The dragon kills doesn’t matter to the win rate unless more than 2 dragons are taken. Most player teams will not kill a single baron. But getting a baron will greater increase the chance to win
ggplot(league_all_df_factored, aes(dragon_kills)) +
geom_bar(aes(fill = win)) +
scale_fill_manual(values = c("blue", "red"))
ggplot(league_all_df_factored, aes(baron_kills)) +
geom_bar(aes(fill = win)) +
scale_fill_manual(values = c("blue", "red"))
Even though each game often has a utility champions, other roles can still perform utility action like vision or healing.
The vision score is crucial to win a game if less than 20, however higher vision score doesn’t affect win rate that much. This is likely due to the opponents matched by the system has very similar expertise in vision and map control.
ggplot(league_all_df_factored, aes(vision_score)) +
geom_bar(aes(fill = win)) +
scale_fill_manual(values = c("blue", "red"))
This plot is a bit counter intuitive since more CC on the opponents means high chance for the player and the team to kill that opponents.
ggplot(league_all_df_factored, aes(time_c_cing_others)) +
geom_bar(aes(fill = win)) +
scale_fill_manual(values = c("blue", "red"))
Blue team may have a slight edge over red team due to asymmetrical map design.
ggplot(league_all_df_factored, aes(team)) +
geom_bar(aes(fill = win)) +
scale_fill_manual(values = c("blue", "red"))

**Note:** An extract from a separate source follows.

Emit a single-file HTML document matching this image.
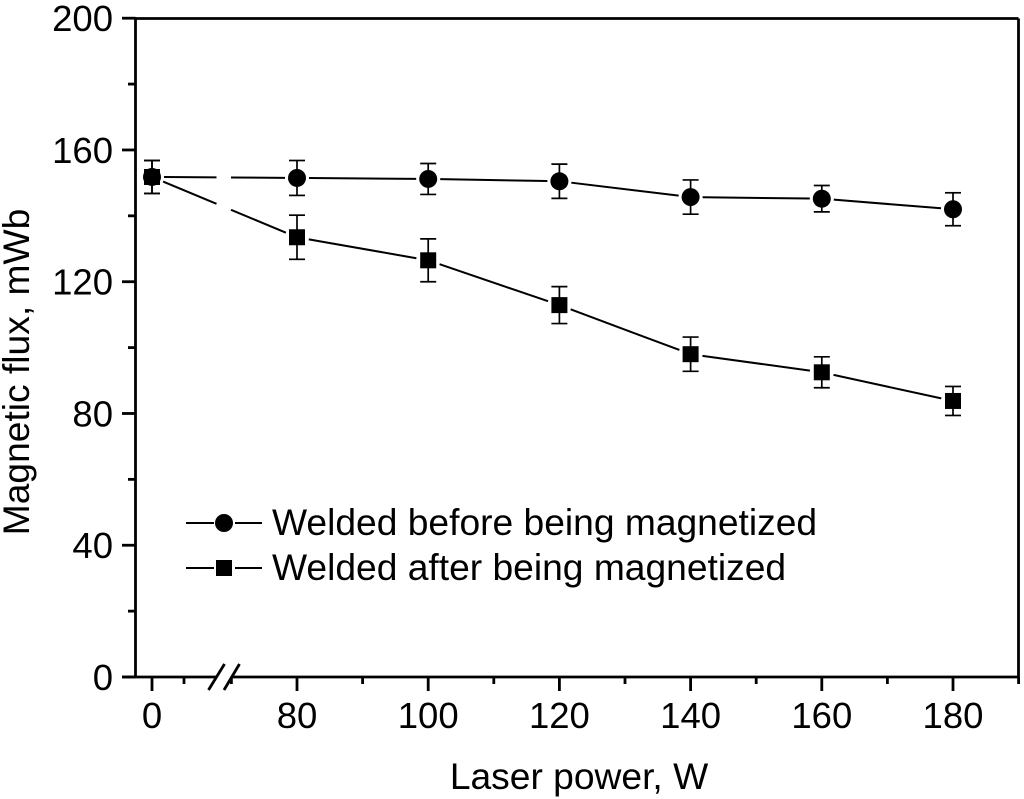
<!DOCTYPE html>
<html>
<head>
<meta charset="utf-8">
<title>Magnetic flux vs laser power</title>
<style>
html,body{margin:0;padding:0;background:#fff;}
svg{display:block;}
text{font-family:"Liberation Sans",sans-serif;fill:#000;}
</style>
</head>
<body>
<svg id="chart" width="1024" height="799" viewBox="0 0 1024 799" xmlns="http://www.w3.org/2000/svg">
  <rect width="1024" height="799" fill="#fff"/>
  <g id="frame"></g>
  <g id="series"></g>
  <g id="legend">
    <line x1="186" x2="214" y1="523" y2="523" stroke="#000" stroke-width="2"/>
    <line x1="235" x2="262" y1="523" y2="523" stroke="#000" stroke-width="2"/>
    <circle cx="224" cy="523" r="9" fill="#000"/>
    <text x="272" y="535" font-size="37.2">Welded before being magnetized</text>
    <line x1="186" x2="214" y1="568" y2="568" stroke="#000" stroke-width="2"/>
    <line x1="235" x2="262" y1="568" y2="568" stroke="#000" stroke-width="2"/>
    <rect x="216" y="560" width="16" height="16" fill="#000"/>
    <text x="272" y="580" font-size="37.2">Welded after being magnetized</text>
  </g>
  <text x="579" y="789" font-size="37.2" text-anchor="middle">Laser power, W</text>
  <text transform="translate(29,372) rotate(-90)" font-size="37.2" text-anchor="middle">Magnetic flux, mWb</text>
</svg>
<script>
const categories = [0, 80, 100, 120, 140, 160, 180];
const beforeValues = [151.8, 151.5, 151.2, 150.5, 145.7, 145.2, 142];
const beforeErrors = [5, 5.3, 4.7, 5.2, 5.2, 4, 5];
const afterValues = [151.8, 133.5, 126.5, 112.9, 98, 92.5, 83.8];
const afterErrors = [5, 6.7, 6.5, 5.6, 5.2, 4.7, 4.4];
const yMajorTicks = [0, 40, 80, 120, 160, 200];
const yMinorTicks = [20, 60, 100, 140, 180];
const xMajorTicks = [0, 80, 100, 120, 140, 160, 180];
const xMinorTicks = [70, 90, 110, 130, 150, 170, 190];
const xOriginMinorTick = 10;

const svgNS = 'http://www.w3.org/2000/svg';
const frame = document.getElementById('frame');
const seriesG = document.getElementById('series');

function xScale(v) {
  if (v < 60) return 152 + v * 3.2;
  return 297 + (v - 80) * 6.56;
}
function yScale(v) {
  return 677 - v * 3.294;
}
function make(parent, tag, attrs, name) {
  const el = document.createElementNS(svgNS, tag);
  for (const k in attrs) el.setAttribute(k, attrs[k]);
  
  
  parent.appendChild(el);
  return el;
}
function line(parent, x1, y1, x2, y2, w, name) {
  return make(parent, 'line', {x1: x1, y1: y1, x2: x2, y2: y2, stroke: '#000', 'stroke-width': w}, name);
}

const L = 135.5, R = 1018.5, T = 18.5, B = 677;
line(frame, L, T, R, T, 2.8, 'top-border');
line(frame, R, T, R, B, 2.8, 'right-border');
line(frame, L, T, L, B, 2.8, 'y-axis-line');
line(frame, 122, B, 216, B, 2.8, 'x-axis-line-left');
line(frame, 231, B, R, B, 2.8, 'x-axis-line-right');

yMajorTicks.forEach(function (v) {
  const y = yScale(v);
  line(frame, 122, y, L, y, 2.8, 'y-tick-' + v);
  const t = make(frame, 'text', {x: 113, y: y + 13, 'font-size': 36.5, 'text-anchor': 'end'}, 'y-tick-label-' + v);
  t.textContent = String(v);
});
yMinorTicks.forEach(function (v) {
  const y = yScale(v);
  line(frame, 128, y, L, y, 2.8, 'y-minor-tick-' + v);
});
xMajorTicks.forEach(function (v) {
  const x = xScale(v);
  line(frame, x, B, x, 691, 2.8, 'x-tick-' + v);
  const t = make(frame, 'text', {x: x, y: 728, 'font-size': 36.5, 'text-anchor': 'middle'}, 'x-tick-label-' + v);
  t.textContent = String(v);
});
xMinorTicks.forEach(function (v) {
  const x = xScale(v);
  line(frame, x, B, x, 684, 2.8, 'x-minor-tick-' + v);
});
line(frame, xScale(xOriginMinorTick), B, xScale(xOriginMinorTick), 684, 2.8, 'x-minor-tick-origin');
line(frame, 208.5, 690, 224.5, 664, 2.8, 'axis-break-slash-left');
line(frame, 224, 690, 239.5, 664, 2.8, 'axis-break-slash-right');

const MARKER_GAP = 12;
const BREAK_LEFT = 216.5, BREAK_RIGHT = 231;

function drawSegment(x1, y1, x2, y2, name) {
  line(seriesG, x1, y1, x2, y2, 2, name);
}
function drawSeries(values, errors, kind) {
  for (let i = 0; i < categories.length - 1; i++) {
    const x1 = xScale(categories[i]), y1 = yScale(values[i]);
    const x2 = xScale(categories[i + 1]), y2 = yScale(values[i + 1]);
    const d = Math.hypot(x2 - x1, y2 - y1);
    const ux = (x2 - x1) / d, uy = (y2 - y1) / d;
    const sx = x1 + ux * MARKER_GAP, sy = y1 + uy * MARKER_GAP;
    const ex = x2 - ux * MARKER_GAP, ey = y2 - uy * MARKER_GAP;
    const segName = kind + '-line-segment-' + i;
    if (x1 < BREAK_LEFT && x2 > BREAK_RIGHT) {
      const m = (y2 - y1) / (x2 - x1);
      drawSegment(sx, sy, BREAK_LEFT, y1 + m * (BREAK_LEFT - x1), segName + '-a');
      drawSegment(BREAK_RIGHT, y1 + m * (BREAK_RIGHT - x1), ex, ey, segName + '-b');
    } else {
      drawSegment(sx, sy, ex, ey, segName);
    }
  }
  categories.forEach(function (c, i) {
    const x = xScale(c), y = yScale(values[i]);
    const hi = yScale(values[i] + errors[i]), lo = yScale(values[i] - errors[i]);
    line(seriesG, x, hi, x, lo, 1.7, kind + '-error-bar-' + c);
    line(seriesG, x - 8, hi, x + 8, hi, 1.7, kind + '-error-cap-high-' + c);
    line(seriesG, x - 8, lo, x + 8, lo, 1.7, kind + '-error-cap-low-' + c);
    if (kind === 'before') {
      make(seriesG, 'circle', {cx: x, cy: y, r: 9, fill: '#000'}, 'before-point-' + c);
    } else {
      make(seriesG, 'rect', {x: x - 8, y: y - 8, width: 16, height: 16, fill: '#000'}, 'after-point-' + c);
    }
  });
}
drawSeries(afterValues, afterErrors, 'after');
drawSeries(beforeValues, beforeErrors, 'before');
</script>
</body>
</html>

Final selection of needed predictors and add the interaction mentioned above
df_split <- league_df_eda %>% select(c(
kills,
deaths,
assists,
champ_level,
objectives_stolen,
objectives_stolen_assists,
baron_kills,
dragon_kills,
vision_score,
damage_dealt_to_buildings,
first_blood_assist,
first_blood_kill,
first_tower_assist,
first_tower_kill,
inhibitor_takedowns,
inhibitors_lost,
longest_time_spent_living,
neutral_minions_killed,
time_c_cing_others,
total_damage_dealt_to_champions,
total_damage_taken,
total_heal,
total_heals_on_teammates,
total_minions_killed,
total_time_spent_dead,
team,
win
)) %>%
initial_split(prop = 0.8, strata = win)
league_training <- training(df_split)
league_testing <- testing(df_split)
Now after we performed CV and split the data. It’s time to train
Create a recipe and add a few interaction terms
league_recipe <- league_training %>%
recipe(win ~ .,) %>%
step_dummy(all_factor_predictors()) %>%
step_interact(terms = ~ kills:vision_score) %>%
step_interact(terms = ~ dragon_kills:champ_level) %>%
step_interact(terms = ~ inhibitors_lost:deaths) %>%
step_normalize(all_numeric_predictors()) # Normalize (center and standardization)
league_recipe
## Recipe
##
## Inputs:
##
## role #variables
## outcome 1
## predictor 26
##
## Operations:
##
## Dummy variables from all_factor_predictors()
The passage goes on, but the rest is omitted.